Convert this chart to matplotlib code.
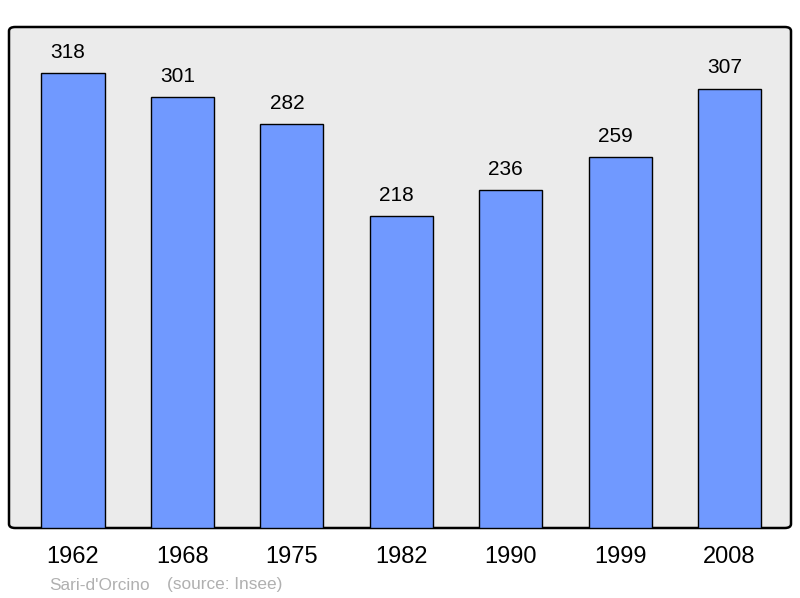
import matplotlib.pyplot as plt
from matplotlib.patches import FancyBboxPatch

years = ['1962', '1968', '1975', '1982', '1990', '1999', '2008']
population = [318, 301, 282, 218, 236, 259, 307]
commune = "Sari-d'Orcino"
source = '(source: Insee)'


def main():
    plt.rcParams['font.family'] = ['Liberation Sans', 'DejaVu Sans']
    fig = plt.figure(figsize=(8, 5.98), dpi=100)
    ax = fig.add_axes([9 / 800, 70 / 598, 782 / 800, 501 / 598])

    # background and rounded frame
    ax.set_facecolor('none')
    frame = FancyBboxPatch((0, 0), 1, 1, boxstyle='round,pad=0,rounding_size=0.008',
                           transform=ax.transAxes, facecolor='#ebebeb',
                           edgecolor='black', linewidth=1.8, zorder=0, clip_on=False)
    ax.add_patch(frame)
    for s in ax.spines.values():
        s.set_visible(False)

    x = range(len(years))
    ax.bar(x, population, width=0.576, color='#7099ff', edgecolor='black',
           linewidth=1.0, zorder=2)
    for xi, v in zip(x, population):
        ax.annotate(str(v), (xi, v), xytext=(-3.5, 8), textcoords='offset points',
                    ha='center', va='bottom', fontsize=15, color='black')

    ax.set_xlim(-0.585, 6.562)
    ax.set_ylim(0, 350)
    ax.set_yticks([])
    ax.set_xticks(list(x))
    ax.set_xticklabels(years, fontsize=17)
    ax.tick_params(axis='x', length=0, pad=13)

    fig.text(49 / 800, 1 - 585 / 598, commune, fontsize=12.4, color='#b0b0b0',
             ha='left', va='center')
    fig.text(167 / 800, 1 - 585 / 598, source, fontsize=12.4, color='#b0b0b0',
             ha='left', va='center')

    fig.savefig('out.png', dpi=100)


if __name__ == '__main__':
    main()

=====

(WHAT THIS TASK INVOLVES) Leave out any pictures, please, and quote only the lines from the top of the data through the line that contains "ax = fig.add_axes([9".

(RESULT BELOW)
Convert this chart to matplotlib code.
import matplotlib.pyplot as plt
from matplotlib.patches import FancyBboxPatch

years = ['1962', '1968', '1975', '1982', '1990', '1999', '2008']
population = [318, 301, 282, 218, 236, 259, 307]
commune = "Sari-d'Orcino"
source = '(source: Insee)'


def main():
    plt.rcParams['font.family'] = ['Liberation Sans', 'DejaVu Sans']
    fig = plt.figure(figsize=(8, 5.98), dpi=100)
    ax = fig.add_axes([9 / 800, 70 / 598, 782 / 800, 501 / 598])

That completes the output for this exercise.